_Data rows_:

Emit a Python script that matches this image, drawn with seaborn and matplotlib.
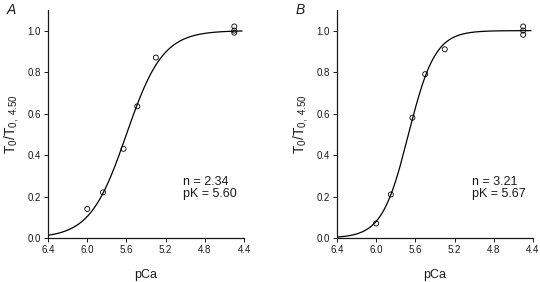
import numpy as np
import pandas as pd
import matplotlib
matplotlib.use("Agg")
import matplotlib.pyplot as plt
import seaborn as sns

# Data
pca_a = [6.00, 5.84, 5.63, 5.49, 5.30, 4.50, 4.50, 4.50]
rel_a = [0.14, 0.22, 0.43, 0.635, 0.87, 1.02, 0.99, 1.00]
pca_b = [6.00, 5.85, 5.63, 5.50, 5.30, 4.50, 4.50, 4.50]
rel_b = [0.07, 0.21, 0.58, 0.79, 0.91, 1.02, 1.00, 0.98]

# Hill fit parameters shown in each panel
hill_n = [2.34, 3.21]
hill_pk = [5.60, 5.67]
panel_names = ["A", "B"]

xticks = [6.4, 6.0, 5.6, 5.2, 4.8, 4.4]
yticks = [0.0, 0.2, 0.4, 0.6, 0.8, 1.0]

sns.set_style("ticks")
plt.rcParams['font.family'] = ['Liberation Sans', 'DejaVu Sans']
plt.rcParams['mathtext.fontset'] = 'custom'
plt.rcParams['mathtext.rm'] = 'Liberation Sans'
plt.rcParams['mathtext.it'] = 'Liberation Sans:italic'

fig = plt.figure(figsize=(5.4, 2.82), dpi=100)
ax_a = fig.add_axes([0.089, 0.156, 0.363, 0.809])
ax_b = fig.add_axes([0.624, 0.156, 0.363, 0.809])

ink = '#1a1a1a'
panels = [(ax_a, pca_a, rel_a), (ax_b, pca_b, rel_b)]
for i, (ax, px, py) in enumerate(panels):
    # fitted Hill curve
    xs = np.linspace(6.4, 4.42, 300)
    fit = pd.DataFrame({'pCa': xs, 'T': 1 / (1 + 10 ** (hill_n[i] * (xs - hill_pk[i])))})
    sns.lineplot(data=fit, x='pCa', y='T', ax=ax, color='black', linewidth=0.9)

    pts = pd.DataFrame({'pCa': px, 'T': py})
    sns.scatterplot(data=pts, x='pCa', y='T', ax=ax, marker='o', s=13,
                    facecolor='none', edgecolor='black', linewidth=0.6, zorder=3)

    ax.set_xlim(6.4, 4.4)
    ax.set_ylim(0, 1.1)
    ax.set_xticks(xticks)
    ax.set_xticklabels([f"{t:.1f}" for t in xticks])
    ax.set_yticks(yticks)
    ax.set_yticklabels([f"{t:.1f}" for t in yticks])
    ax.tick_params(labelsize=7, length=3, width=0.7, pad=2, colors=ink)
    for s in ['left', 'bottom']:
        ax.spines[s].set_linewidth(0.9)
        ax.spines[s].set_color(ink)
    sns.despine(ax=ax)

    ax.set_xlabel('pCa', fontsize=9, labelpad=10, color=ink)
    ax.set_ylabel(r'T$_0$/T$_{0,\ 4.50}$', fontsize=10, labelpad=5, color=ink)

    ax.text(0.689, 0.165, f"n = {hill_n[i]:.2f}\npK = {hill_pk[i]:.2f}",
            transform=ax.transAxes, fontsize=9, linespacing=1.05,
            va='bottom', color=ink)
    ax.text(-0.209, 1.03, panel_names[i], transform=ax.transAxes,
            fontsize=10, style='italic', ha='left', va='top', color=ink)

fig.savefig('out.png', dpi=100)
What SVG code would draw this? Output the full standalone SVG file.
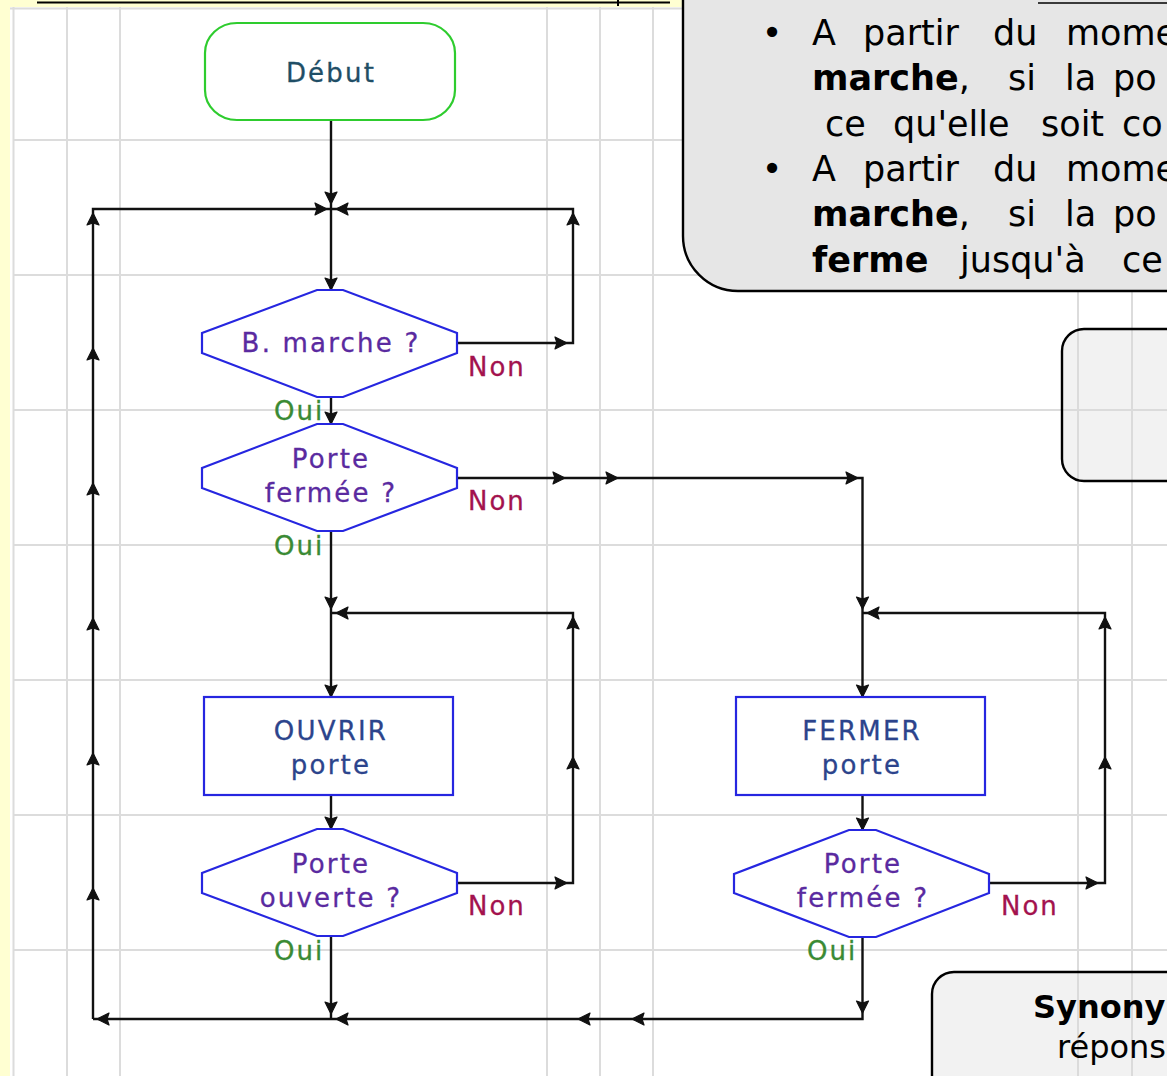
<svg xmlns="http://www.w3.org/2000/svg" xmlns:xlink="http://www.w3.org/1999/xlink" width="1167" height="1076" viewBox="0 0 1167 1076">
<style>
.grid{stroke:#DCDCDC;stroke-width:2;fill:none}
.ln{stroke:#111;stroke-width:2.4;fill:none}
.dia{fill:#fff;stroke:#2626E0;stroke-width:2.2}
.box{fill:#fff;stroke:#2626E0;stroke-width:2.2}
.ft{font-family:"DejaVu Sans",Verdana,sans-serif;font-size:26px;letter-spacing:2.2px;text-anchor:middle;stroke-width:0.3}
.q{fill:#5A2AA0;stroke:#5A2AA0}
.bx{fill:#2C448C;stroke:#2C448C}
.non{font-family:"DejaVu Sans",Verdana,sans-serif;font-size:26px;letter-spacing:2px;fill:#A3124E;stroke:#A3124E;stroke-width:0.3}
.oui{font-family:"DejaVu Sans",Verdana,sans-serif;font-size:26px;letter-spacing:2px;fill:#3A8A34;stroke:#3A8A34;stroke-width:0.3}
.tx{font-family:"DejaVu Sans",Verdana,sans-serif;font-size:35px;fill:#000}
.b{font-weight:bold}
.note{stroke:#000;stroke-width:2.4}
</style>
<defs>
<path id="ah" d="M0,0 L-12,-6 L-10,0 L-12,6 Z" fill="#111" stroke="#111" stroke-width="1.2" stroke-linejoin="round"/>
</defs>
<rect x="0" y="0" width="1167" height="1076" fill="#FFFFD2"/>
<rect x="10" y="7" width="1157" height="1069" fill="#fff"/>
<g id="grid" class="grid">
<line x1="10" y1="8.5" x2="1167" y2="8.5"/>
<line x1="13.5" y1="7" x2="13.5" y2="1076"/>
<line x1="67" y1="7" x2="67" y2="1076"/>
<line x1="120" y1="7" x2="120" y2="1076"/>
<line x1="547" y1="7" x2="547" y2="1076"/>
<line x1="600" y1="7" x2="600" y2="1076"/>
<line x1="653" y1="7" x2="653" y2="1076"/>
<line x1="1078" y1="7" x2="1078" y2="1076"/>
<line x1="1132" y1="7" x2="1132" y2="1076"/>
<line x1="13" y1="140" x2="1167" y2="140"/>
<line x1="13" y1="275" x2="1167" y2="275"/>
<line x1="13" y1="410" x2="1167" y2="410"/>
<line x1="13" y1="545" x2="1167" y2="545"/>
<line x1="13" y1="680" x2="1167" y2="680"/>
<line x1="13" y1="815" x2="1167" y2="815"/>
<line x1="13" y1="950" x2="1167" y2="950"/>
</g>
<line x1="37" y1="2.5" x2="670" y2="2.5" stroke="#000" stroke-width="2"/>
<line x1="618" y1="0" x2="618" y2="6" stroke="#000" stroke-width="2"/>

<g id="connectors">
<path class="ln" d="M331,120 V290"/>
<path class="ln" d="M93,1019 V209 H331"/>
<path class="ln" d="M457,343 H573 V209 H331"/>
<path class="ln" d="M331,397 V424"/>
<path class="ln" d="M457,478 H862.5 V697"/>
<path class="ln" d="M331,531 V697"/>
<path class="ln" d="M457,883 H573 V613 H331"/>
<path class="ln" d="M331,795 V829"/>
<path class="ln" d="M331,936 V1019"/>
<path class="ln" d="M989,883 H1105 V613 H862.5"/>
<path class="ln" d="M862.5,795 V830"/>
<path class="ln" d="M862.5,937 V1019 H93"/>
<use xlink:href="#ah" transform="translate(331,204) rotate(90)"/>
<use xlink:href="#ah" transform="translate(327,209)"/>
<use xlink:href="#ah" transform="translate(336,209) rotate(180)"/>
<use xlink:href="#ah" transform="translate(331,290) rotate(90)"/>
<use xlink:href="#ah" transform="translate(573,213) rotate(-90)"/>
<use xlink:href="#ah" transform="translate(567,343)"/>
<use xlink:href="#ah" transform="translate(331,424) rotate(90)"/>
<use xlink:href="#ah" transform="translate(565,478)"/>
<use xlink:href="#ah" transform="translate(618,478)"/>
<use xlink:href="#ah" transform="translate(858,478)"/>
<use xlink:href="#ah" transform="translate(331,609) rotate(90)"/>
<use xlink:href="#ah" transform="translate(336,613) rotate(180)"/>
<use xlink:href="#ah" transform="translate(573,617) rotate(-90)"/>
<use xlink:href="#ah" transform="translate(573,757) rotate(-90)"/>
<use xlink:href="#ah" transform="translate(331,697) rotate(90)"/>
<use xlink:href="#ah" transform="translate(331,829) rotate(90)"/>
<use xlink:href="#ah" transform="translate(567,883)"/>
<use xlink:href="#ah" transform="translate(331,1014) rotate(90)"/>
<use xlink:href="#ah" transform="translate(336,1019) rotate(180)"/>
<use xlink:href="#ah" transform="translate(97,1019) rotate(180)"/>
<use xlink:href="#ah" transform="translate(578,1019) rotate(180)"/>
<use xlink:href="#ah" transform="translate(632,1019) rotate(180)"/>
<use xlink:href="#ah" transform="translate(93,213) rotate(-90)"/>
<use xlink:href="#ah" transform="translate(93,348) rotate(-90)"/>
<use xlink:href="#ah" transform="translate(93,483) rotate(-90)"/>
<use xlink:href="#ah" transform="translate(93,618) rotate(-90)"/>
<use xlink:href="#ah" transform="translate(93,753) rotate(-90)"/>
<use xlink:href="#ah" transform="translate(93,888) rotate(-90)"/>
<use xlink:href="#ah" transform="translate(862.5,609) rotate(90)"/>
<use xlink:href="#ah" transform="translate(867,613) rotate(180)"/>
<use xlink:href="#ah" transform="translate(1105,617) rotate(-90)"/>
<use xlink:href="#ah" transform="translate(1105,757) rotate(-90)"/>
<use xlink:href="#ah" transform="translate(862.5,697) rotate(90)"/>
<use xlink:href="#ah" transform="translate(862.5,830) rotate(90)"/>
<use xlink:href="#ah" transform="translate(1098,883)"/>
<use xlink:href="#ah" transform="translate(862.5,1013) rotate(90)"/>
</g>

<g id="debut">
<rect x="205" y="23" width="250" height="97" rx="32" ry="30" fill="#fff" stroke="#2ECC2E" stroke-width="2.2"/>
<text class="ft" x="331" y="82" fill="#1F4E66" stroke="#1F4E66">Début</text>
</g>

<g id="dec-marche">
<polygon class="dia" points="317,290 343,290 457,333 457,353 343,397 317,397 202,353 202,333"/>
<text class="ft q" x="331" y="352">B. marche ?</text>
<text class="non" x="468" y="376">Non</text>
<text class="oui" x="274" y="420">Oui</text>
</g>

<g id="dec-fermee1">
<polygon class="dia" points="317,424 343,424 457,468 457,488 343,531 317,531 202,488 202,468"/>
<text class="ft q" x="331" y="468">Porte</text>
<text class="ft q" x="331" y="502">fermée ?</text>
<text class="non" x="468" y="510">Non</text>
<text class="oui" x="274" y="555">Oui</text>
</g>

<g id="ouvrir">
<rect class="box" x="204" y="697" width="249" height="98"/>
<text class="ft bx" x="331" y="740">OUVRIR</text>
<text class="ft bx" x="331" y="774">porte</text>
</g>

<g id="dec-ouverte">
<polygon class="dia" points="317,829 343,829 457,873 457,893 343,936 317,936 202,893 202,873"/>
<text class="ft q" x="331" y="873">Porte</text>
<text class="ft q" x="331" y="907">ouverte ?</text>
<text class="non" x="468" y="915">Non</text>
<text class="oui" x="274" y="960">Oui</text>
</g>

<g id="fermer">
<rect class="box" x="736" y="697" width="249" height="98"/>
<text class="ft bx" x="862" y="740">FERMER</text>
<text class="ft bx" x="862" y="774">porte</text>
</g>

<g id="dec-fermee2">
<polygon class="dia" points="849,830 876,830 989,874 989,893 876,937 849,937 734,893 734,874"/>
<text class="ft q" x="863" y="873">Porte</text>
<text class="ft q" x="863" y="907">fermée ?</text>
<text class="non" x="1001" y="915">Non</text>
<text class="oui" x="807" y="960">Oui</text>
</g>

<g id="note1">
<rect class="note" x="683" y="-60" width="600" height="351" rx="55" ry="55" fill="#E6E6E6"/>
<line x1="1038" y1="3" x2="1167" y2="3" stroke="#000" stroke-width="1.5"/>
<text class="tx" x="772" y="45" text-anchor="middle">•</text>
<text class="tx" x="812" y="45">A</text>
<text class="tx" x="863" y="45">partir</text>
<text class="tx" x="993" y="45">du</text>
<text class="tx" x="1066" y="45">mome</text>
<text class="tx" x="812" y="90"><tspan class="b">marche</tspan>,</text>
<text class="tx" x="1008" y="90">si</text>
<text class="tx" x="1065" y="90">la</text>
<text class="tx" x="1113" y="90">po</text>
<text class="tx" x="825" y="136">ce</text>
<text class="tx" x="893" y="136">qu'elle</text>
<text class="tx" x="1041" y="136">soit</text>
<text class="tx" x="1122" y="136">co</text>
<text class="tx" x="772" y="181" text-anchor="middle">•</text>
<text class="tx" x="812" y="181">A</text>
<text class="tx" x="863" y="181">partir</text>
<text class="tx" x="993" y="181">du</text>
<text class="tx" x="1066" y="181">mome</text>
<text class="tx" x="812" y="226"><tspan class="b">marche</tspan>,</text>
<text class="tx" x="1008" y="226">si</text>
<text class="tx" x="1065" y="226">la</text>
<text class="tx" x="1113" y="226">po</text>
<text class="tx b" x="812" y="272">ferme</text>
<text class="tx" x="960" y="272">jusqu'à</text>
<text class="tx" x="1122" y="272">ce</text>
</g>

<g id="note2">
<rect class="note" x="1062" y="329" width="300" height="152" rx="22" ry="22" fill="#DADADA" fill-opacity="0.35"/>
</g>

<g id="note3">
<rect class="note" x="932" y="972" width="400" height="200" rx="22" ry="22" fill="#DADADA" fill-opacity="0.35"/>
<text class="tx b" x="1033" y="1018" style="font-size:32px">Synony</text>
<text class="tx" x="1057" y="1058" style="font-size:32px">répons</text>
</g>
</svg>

_Set exercise_: Every line in the data that holds "this" should be copied out.

_Right answer_:
Emit a Python script that matches this image, drawn with seaborn and matplotlib.
What SVG code would draw this? Output the full standalone SVG file.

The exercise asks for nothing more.